In favor of a boring summer
I am that mom that makes my kids finish the textbooks they bring home from school. “Everyone choose one page from each workbook per day! They’ll be finished in no time! Isn’t this fun?!”
My cheery attitude has no effect on my kids, who glare at me unabashedly.
Last summer we had days –
Monday Make Something: Crafts, cooking, projects
Tuesday To Do Lists: House projects and errands
Wednesday Wet Fun: sprinklers, water balloons, city pool you name it
Thursday Thankfulness: visiting people, making things for people, showing some love
Friday Fitness Challenge: biking, hiking, obstacle courses, etc.
I can describe the whole thing at length per request, but that’s not the point of this blog. It was fun. I’m a proponent of the whole idea.
The summer before last we focused on a science and writing project each day. Before that we earned marbles for chores and workbook pages and projects completed. Before that we covered topics of the week and topics of the month.
Every summer my wild and zealous learning ideas are met with grumbles and general grouchiness. (Ooooo- alliteration!)
So here is what I am going to offer you this summer, children –
One summer of nothingness.
A summer enhanced by boredom and lethargy, a summer where you have to make up stuff for yourself and use the imaginations I know you have down deep. You can make your own snacks and find toys you forgot you had. You can spontaneously visit a friend and lay around at their house for a change of scenery. And those textbooks…I’m going to take a deep breath and pitch them, burn them, whatever. I promise you they won’t make an appearance. (All my teacher friends…try to exhale.)
Boredom is the new black. It looks good on you Goehmann’s.
Why nothing? That’s the million dollar question. It’s an attempt at giving my children the chance to have their voices heard. Believing that one summer of nothingness will not rot their brains. Subscribing and actually living out my belief that children will learn no matter what they do, especially if I step back and let them discover on their own. Most importantly…
Letting them just be. Quietly teaching them to just be.
Because that’s something I’m not very good at, and I’d like to pass down a better legacy than being just like me.
Jesus was especially good at just be-ing. While our world is technical and vast and fast paced, Jesus’s world was in no way less busy. People grew things to survive, for the love of Pete, or shopped the marketplace. I have shopped a city marketplace in a country for daily rations, and while it sounds fun, it’s a lot to take in and not so fun when your hunting down food for six…every day.
People also wanted Jesus’s attention. Crowds clamored. He was surrounded by need. He was intensely aware of every person’s value that sought him out, and every person that didn’t.
“Then, because so many people were coming and going that they did not even have a chance to eat, he said to them, “Come with me by yourselves to a quiet place and get some rest.” (Mark 6:31)
This, really, is our summer of rest. We have done a lot, recovered from a lot, cared a lot, learned a lot, sought a lot. It’s ok to rest…a lot.

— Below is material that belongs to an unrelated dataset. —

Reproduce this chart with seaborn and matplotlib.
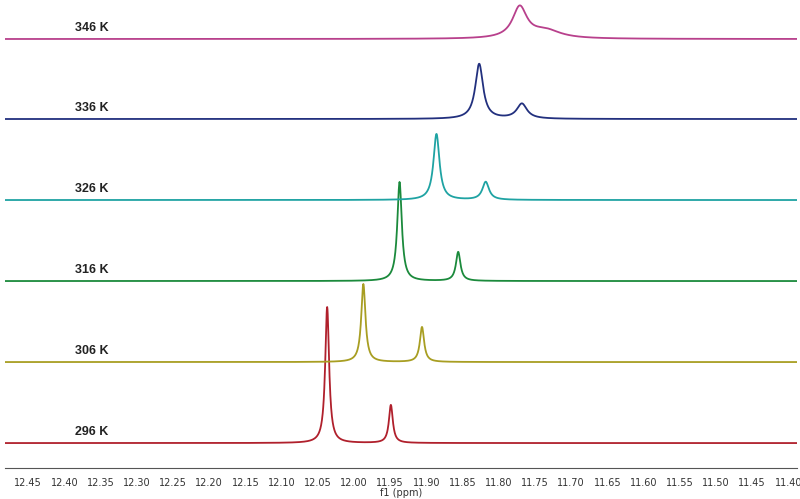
import numpy as np
import pandas as pd
import matplotlib
matplotlib.use("Agg")
import matplotlib.pyplot as plt
import seaborn as sns

# temperatures, bottom to top
temps = ["296 K", "306 K", "316 K", "326 K", "336 K", "346 K"]
colors = ["#b0202c", "#a89e22", "#1b8a3c", "#1fa3a3", "#22307e", "#b8408c"]
offsets = [0, 81, 162, 243, 324, 404]

# peak positions (ppm), heights and FWHM (ppm)
peak_pos = [[12.037, 11.949], [11.987, 11.906], [11.937, 11.856],
            [11.886, 11.818], [11.827, 11.768], [11.771, 11.735]]
peak_h = [[136, 38], [78, 35], [99, 29], [66, 18], [55, 15], [31, 8]]
peak_w = [[0.0065, 0.0065], [0.007, 0.007], [0.0075, 0.0075],
          [0.010, 0.011], [0.013, 0.017], [0.024, 0.050]]

ticks = [12.45, 12.40, 12.35, 12.30, 12.25, 12.20, 12.15, 12.10, 12.05, 12.00,
         11.95, 11.90, 11.85, 11.80, 11.75, 11.70, 11.65, 11.60, 11.55, 11.50,
         11.45, 11.40]

ppm = np.linspace(12.482, 11.388, 3000)
frames = []
for t, off, pos, h, w in zip(temps, offsets, peak_pos, peak_h, peak_w):
    y = np.zeros_like(ppm)
    for p, a, g in zip(pos, h, w):
        y += a * (g / 2) ** 2 / ((ppm - p) ** 2 + (g / 2) ** 2)
    frames.append(pd.DataFrame({"ppm": ppm, "I": y + off, "T": t}))
df = pd.concat(frames)

sns.set_style("white")
fig = plt.figure(figsize=(8, 4.99), dpi=100)
ax = fig.add_axes([0.00625, 0.062, 0.99, 0.938])

sns.lineplot(df, x="ppm", y="I", hue="T", palette=dict(zip(temps, colors)),
             hue_order=temps, sort=False, estimator=None, lw=1.3, legend=False, ax=ax)

for t, off in zip(temps, offsets):
    ax.text(12.362, off + 5, t, ha="center", va="bottom", fontsize=9,
            fontweight="bold", color="#222222", family="Liberation Sans")

ax.set_xlim(12.482, 11.388)
ax.set_ylim(-25, 443)
ax.set_xticks(ticks)
ax.set_xticklabels([f"{v:.2f}" for v in ticks], fontsize=7, color="#333333")
ax.set_xticks(np.arange(11.425, 12.48, 0.05), minor=True)
ax.tick_params(axis="x", which="major", direction="out", length=4, color="#555555", pad=3)
ax.tick_params(axis="x", which="minor", direction="out", length=2, color="#555555")
ax.set_yticks([])
ax.set_xlabel("f1 (ppm)", fontsize=7, color="#333333", labelpad=0)
ax.set_ylabel("")
for s in ["top", "left", "right"]:
    ax.spines[s].set_visible(False)
ax.spines["bottom"].set_color("#555555")
ax.spines["bottom"].set_linewidth(0.8)
ax.patch.set_alpha(0)

fig.savefig("out.png", dpi=100)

Children- may you be blessed by our summer of nothingness. Nothingness has quickly turned into library visits, Star Trek action filled play, water balloon and water bucket fights, homemade cookies, and sitting around discussing what God is doing in our lives and what we wish He was doing in our lives, and a creative venture for making a new youtube channel.
Enjoy.
Great things happen when we step back a bit, let Him work, and embrace nothingness. This isn’t an idea for every summer, every day. But for this summer- it feels just right.